Conscient, comme tout le monde que le pays est grandement touché par l’érosion des plages et que l’insalubrité est devenue un fléau auquel il est urgent de s’attaquer, il est d’avis que l’introduction d’une taxe d’environ 5 euros aux visiteurs avec pour unique but de préserver et entretenir l’environnement devrait contribuer à améliorer celui-ci. « On n’a pas donné assez de priorité à l’environnement. Avec une taxe qui servira à une bonne cause, il ne fait aucun doute que les touristes vont y participer. 5 euros, ce n’est pas une somme conséquente. Cette pratique est en cours dans de nombreux pays. Cette taxe générera un fonds qui servira uniquement à assurer sans condition que les plages et l’environnement restent propres. Par ricochet, ce projet peut générer la création d’emploi », explique notre invité.

« Flexible sur le

port des signes »

Continuant sur sa lancée, Raj Rajkoomar rappelle que « le soleil et les plages de Maurice ne sont plus des atouts et les premiers arguments de promotion pour la vente de notre destination » sur le marché international. Les Seychelles et les Maldives se positionnent toujours comme nos premiers concurrents sur le terrain soleil-plage. Tandis que des pays européens, à l’instar de l’Espagne ou la Croatie, sont devenus depuis ces dernières années des destinations plage. « Mais l’hospitalité authentique et spontanée ne se trouve pas partout. Il nous faut à tout prix garder le vrai sens de l’hospitalité, c’est un de nos grands défis dans le tourisme. L’hospitalité s’apprend. Et c’est ce que nous transmettons aux jeunes étudiants étrangers en stage dans notre hôtel », précise l’hôtelier.

L’authenticité ne s’arrête pas à la gentillesse, au dévouement et la courtoisie. Mais elle s’accorde aussi à l’apparence. Pour Raj Rajkoomar, la culture qui enrichit le mauricianisme doit transparaître librement lorsqu’elle est un choix. Il s’explique : « Je ne suis pas contre les signes visibles de la culture à laquelle appartient un membre du personnel. Je dirai même que j’en suis farouchement favorable.
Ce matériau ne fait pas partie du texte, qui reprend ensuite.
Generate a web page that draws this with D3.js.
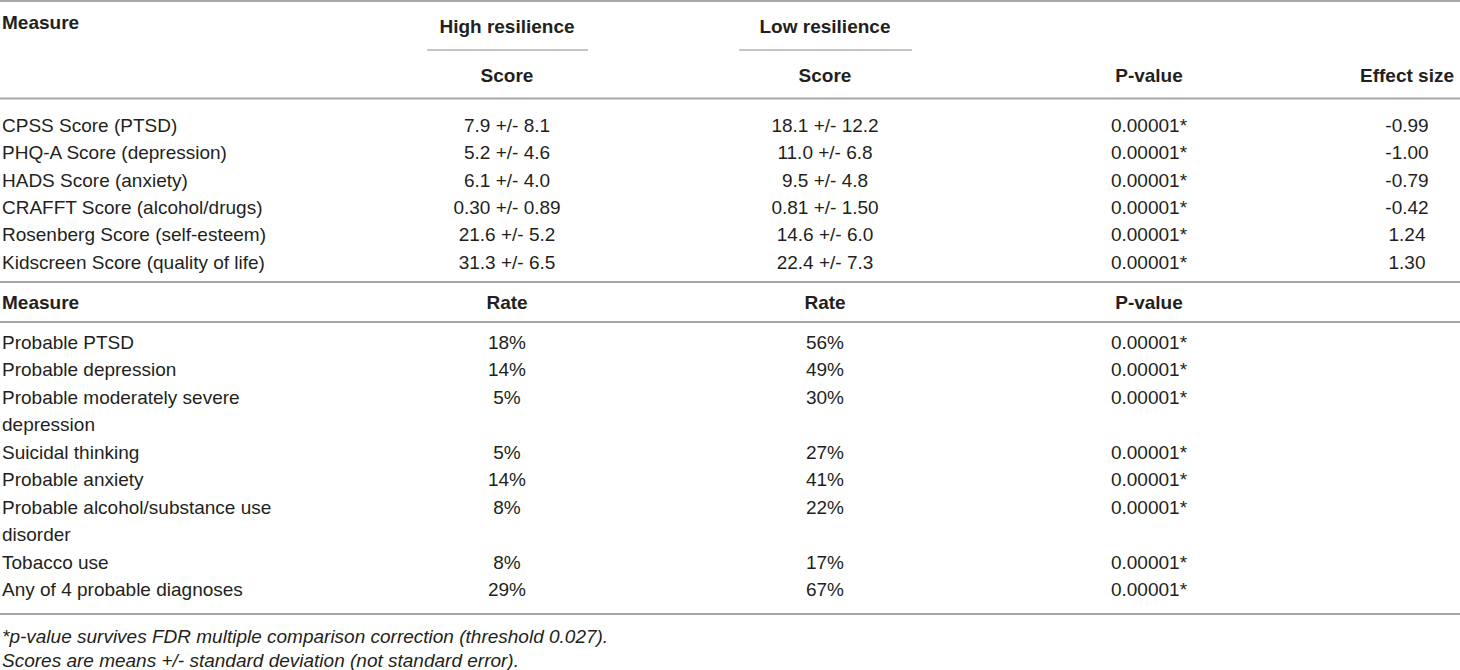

Si une dame veut se couvrir la tête parce qu’elle est de foi islamique, porter le tika ou le sindoor, parce qu’elle est hindoue, et que le mercredi des Cendres ceux de foi catholique ont le front marqué parce qu’ils ont été à l’église…, on doit les laisser entièrement libres. On doit rester flexibles sur ce point. Cette diversité, c’est notre richesse et notre force. Le visiteur sait apprécier cela. S’il veut comprendre la signification de tel ou tel signe, il posera des questions à l’employé et il apprendra ainsi comment fonctionne notre société multiculturelle ! »
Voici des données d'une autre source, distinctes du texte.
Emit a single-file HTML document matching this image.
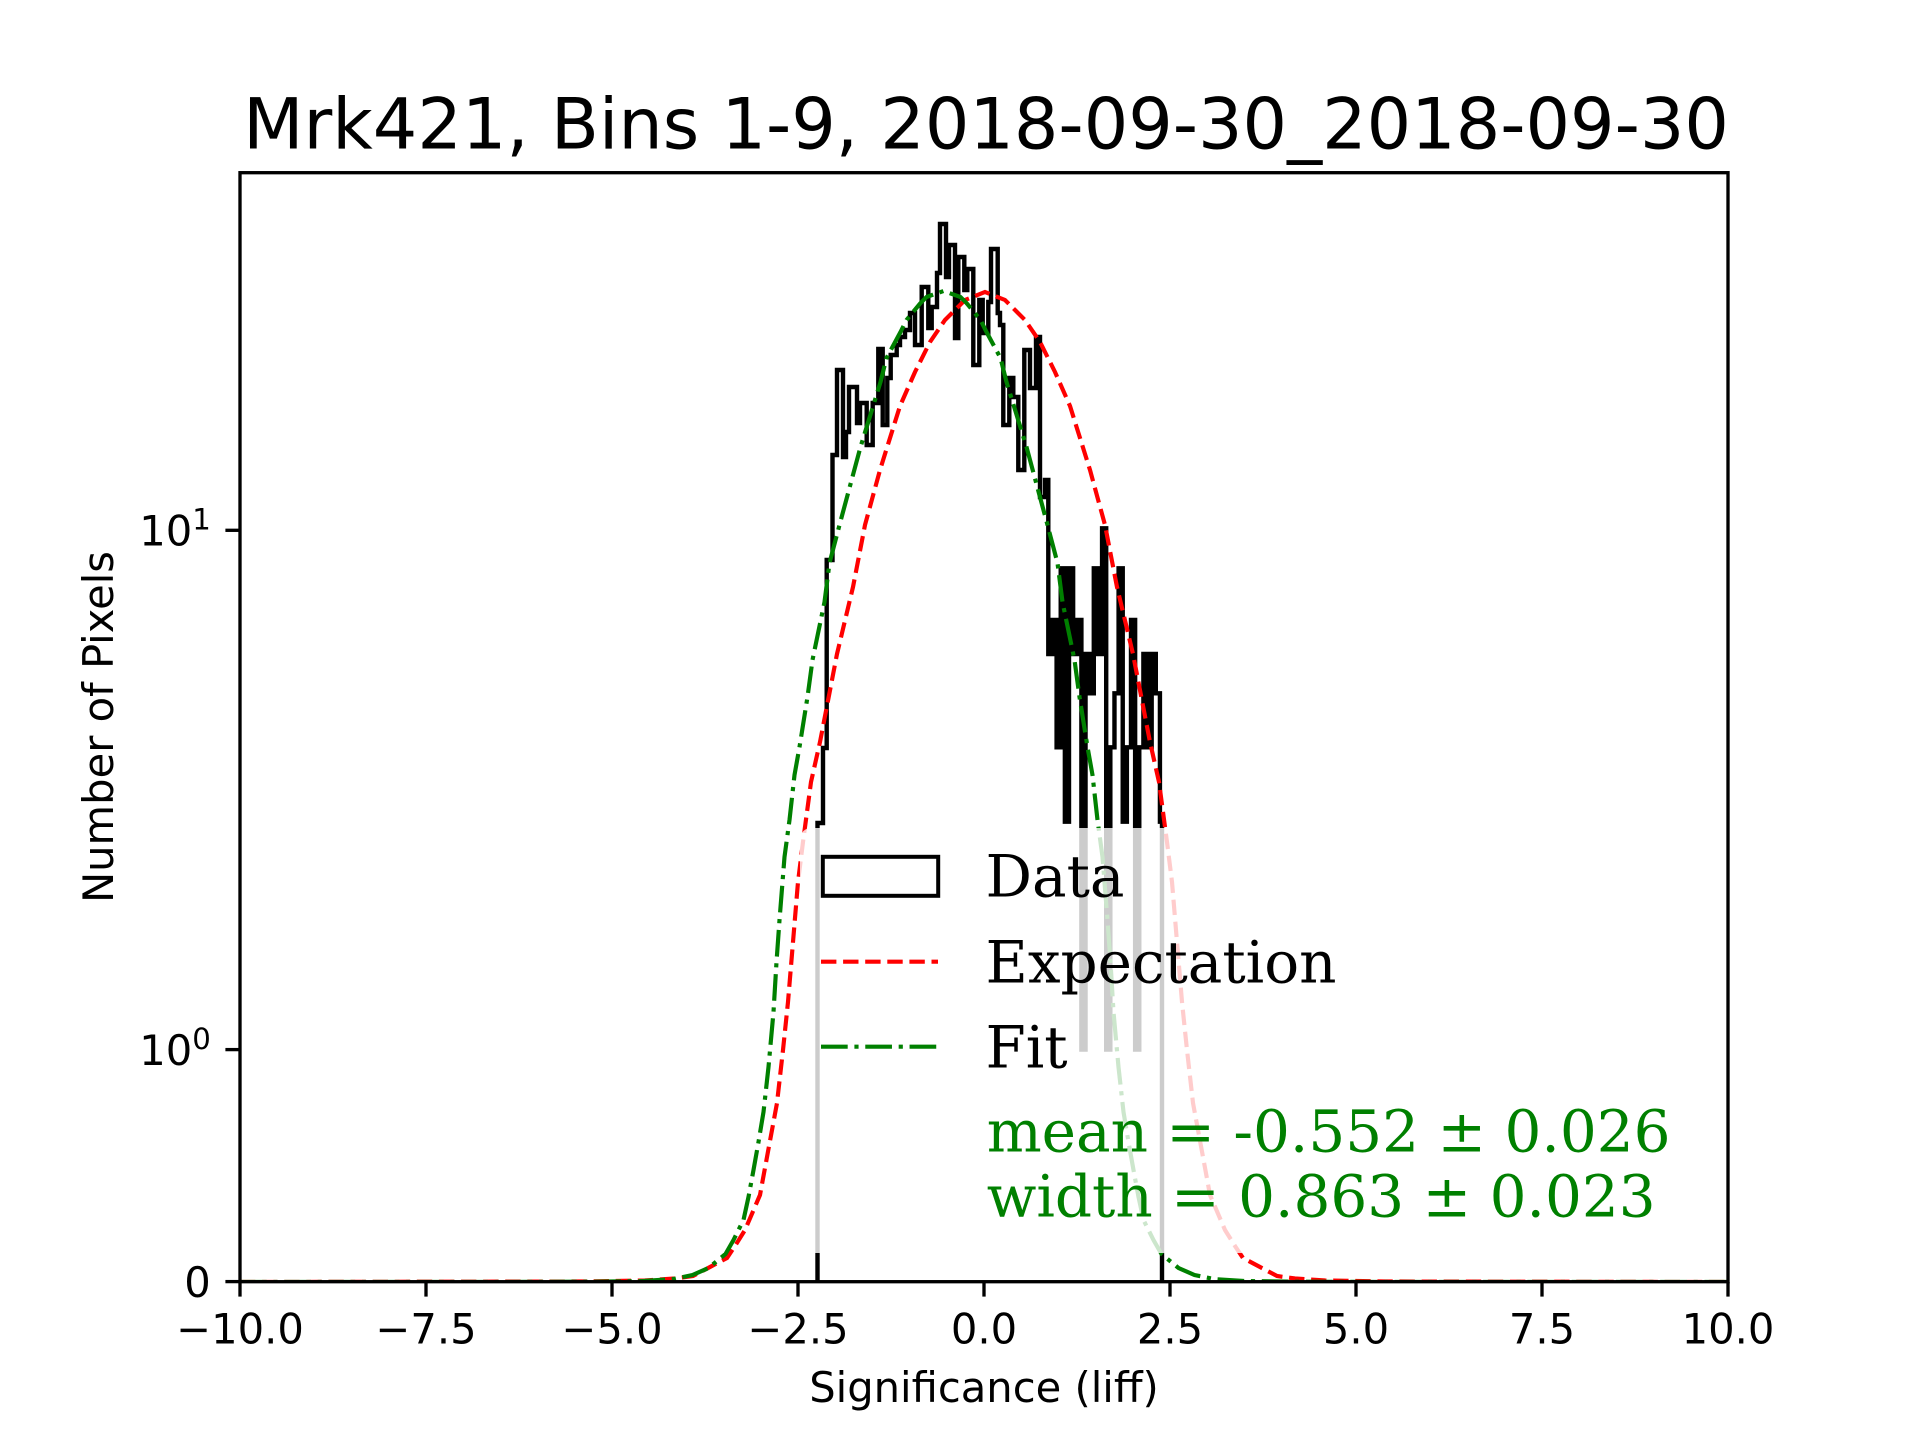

L’hôtel d’abord, ensuite les bateaux

Et quid de la place des jeunes mauriciens dans le département des opérations ? Répondant à cette question qui ne cesse de faire débat, Raj Rajkoomar met les pendules à l’heure. « Ils sont toujours présents et ont leur place dans l’hôtellerie. Et je crois dans la relève avec eux. Mais les hôteliers sont confrontés à une réalité, les jeunes ne se bousculent plus depuis longtemps pour travailler dans ce secteur. Avec les alternatifs dans le monde de l’emploi, il y a un désintérêt pour les hôtels. Par ailleurs, le manque aigu de main-d’œuvre dans le secteur du tourisme est aussi un signe de développement dans le pays, lequel offre une palette de perspectives, ce qui est bien pour la population. Mais il faut garder un équilibre dans les différents secteurs. Aussi, beaucoup est dit sur le salaire, qu’il est bas dans l’hôtellerie. Une augmentation de salaire ne sera toujours pas suffisante face au coût de la vie ! »
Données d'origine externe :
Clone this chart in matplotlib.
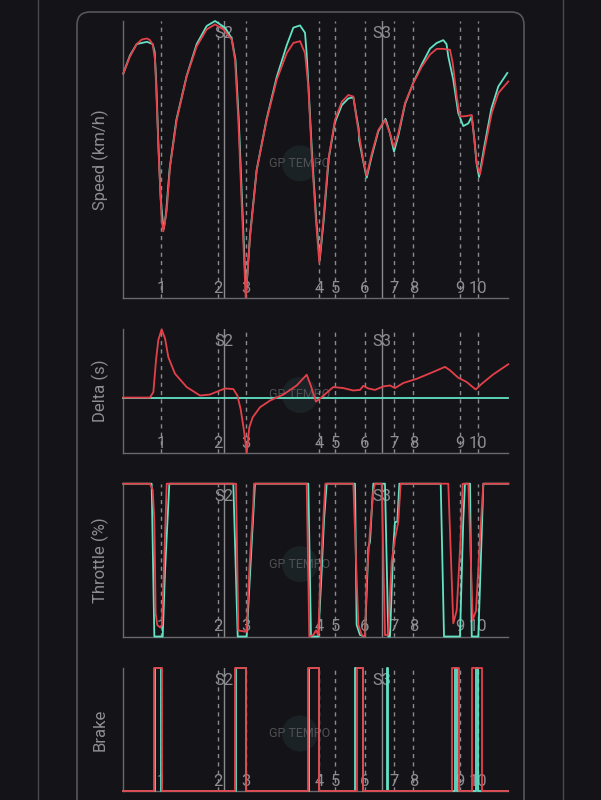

« Les jeunes sont tous attirés par les croisières. Ce qui est compréhensible, et ce, pour des raisons financières. Mais il faut savoir que pour travailler sur des bateaux de croisière, l’expérience est une des conditions sine qua non. Le travail sur un navire de luxe et un hôtel est loin d’être identique. Et pour trouver un moyen d’adresser cette question, j’ai donc pris le parti d’encourager les jeunes à partir pour les bateaux de croisière. Je leur donne d’abord l’occasion de travailler à l’hôtel pendant deux ans pour acquérir de l’expérience avant qu’ils ne partent au moment voulu. C’est une win-win situation », explique ce dernier. Ils partiront formés par l’hôtel, lequel, du coup, devient aussi à travers eux une référence en matière d’apprentissage.